Mas Oyama was born in South Korea in 1923 under the name Choi Yeong-eui, the youngest of a large, athletic family. As a child Oyama was first introduced to martial arts in the form of Southern Chinese Kempo when he was sent to live with his sister in China. He continued to study the art, in many different forms including; Korean Kempo, Judo, Boxing, Okinawan Karate and Goju-Ryu, for the rest of his life. In the year 1953 Oyama took the first step to developing his own style of Karate by opening a dojo in Tokyo known as Oyama Dojo. The first Instructors being; Mizushima, Masami Ishibashi, Kenji Kato, Ken Minamoto and Eiji Yasuda. By 1957 there were 700 members and the distinct style of Kyokushin was emerging.

A significant step in the development of Kyokushin was the intensive mountain training that Mas Oyama dedicated a total of three years to. In 1946 Oyama was inspired by Musashi, a novel based on the life of Miyamoto Musashi. The novel describes Musashi’s mountain training in Reigandō (a cave near Kumamoto, Japan) where he developed his Nito-Ryu style of Samurai Sword Fighting. At the age of 23 Oyama and one of his students, Yashiro, went into training on Mt Minobu. After about six months however Yashiro was unable to bear the solitude and left Oyama to continue training alone. Every month a friend, Mr Kayama, would deliver food supplies to the mountain. This continued for just over one year until, due to changes circumstances, Kayama was unable to continue supporting the mountain training. Following this Oyama was forced to return to civilization, going on to win the Japanese National Martial Arts Championships. However he felt something was missing and decided that his three years of training must be completed. He began a second intensive training period on Mt Kiyozumi. His training consisted of fasting, Misogi (training under waterfalls), breaking river stones with his hands and striking tree trunks. Oyama returned to civilization for a second time after 18 months, ‘reborn’ as a new man.

Kyokushin in New Zealand was initiated by Doug Holloway. In 1961 Holloway trained Judo in Invercargill. As a high school student he would go down to the port at Bluff to see if there were any Japanese seamen who knew any Karate. After forming the beginnings of a Dojo in the YMCA the book ‘What Is Karate?’ by Mas Oyama reached the shelves in New Zealand. Holloway was inspired by the coloured photos of Oyama’s battles with bulls, cutting the top of a bottle with knife hand and training barefoot in the snow. In an attempt to find out more he began writing letters back and forth to the author, and in 1964 he travelled to Japan to train intensely for 6 months with Mas Oyama. At the end of this training he was graded to Shodan. He then returned to New Zealand and started to build a Kyokushin organisation. Holloway became the official NZ branch chief. He gained his third dan at the age of 22, the youngest sandan in Kyokushin at the time.
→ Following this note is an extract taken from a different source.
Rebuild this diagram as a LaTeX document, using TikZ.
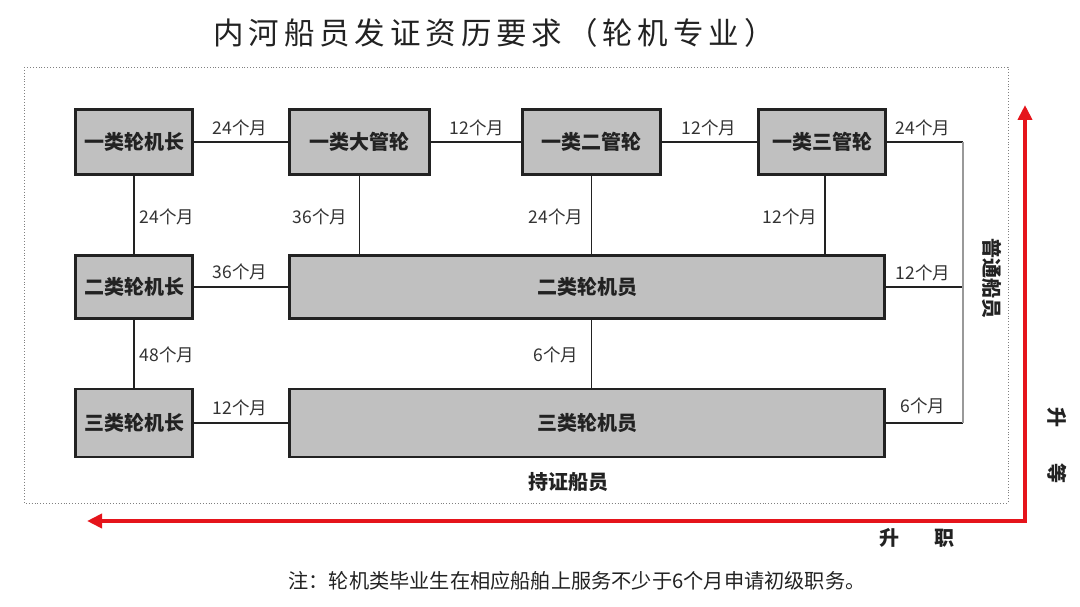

After Doug’s return from Japan a police officer, Murray Mckay, started training with him in Invercargill. Murray then shifted to Dunedin where he and a few others opened the Dunedin Dojo in the old Synagogue. One evening while at the Captain Cook (a pub in Dunedin) Murray and his college, Lindsay Parry were trying to arrest some people. They set a dog on one of the people that ran away. However the dog was untrained and just ran beside him barking. In the end they caught up with him and Lindsay held him so Murray would be able to punch him. As Murray was punching, the person twisted away and Lindsay ended up wearing the force of the punch. This did not anger Lindsay but inspired him to learn how to punch with such force and he joined the Dunedin Dojo soon after.

After gaining his ni-dan Lindsay Parry shifted to Wanaka, where he started a Kyokushin Dojo of his own. However he wasn’t involved for long. The club was taken over by Marco Geisreiter, around the same time Sensei Lachy joined. At the time the club consisted of one Blue Belt (the instructor, Marco) and twenty white belt students. Not long after this Marco left and the club was passed on to yellow belt Steve Brett. After shifting to Dunedin Lachy and Tania continued training both gaining their black belts. This led to the formation of several other dojos: Karitane, Tarras, finally the Hawea dojo in 2015 which is still running today.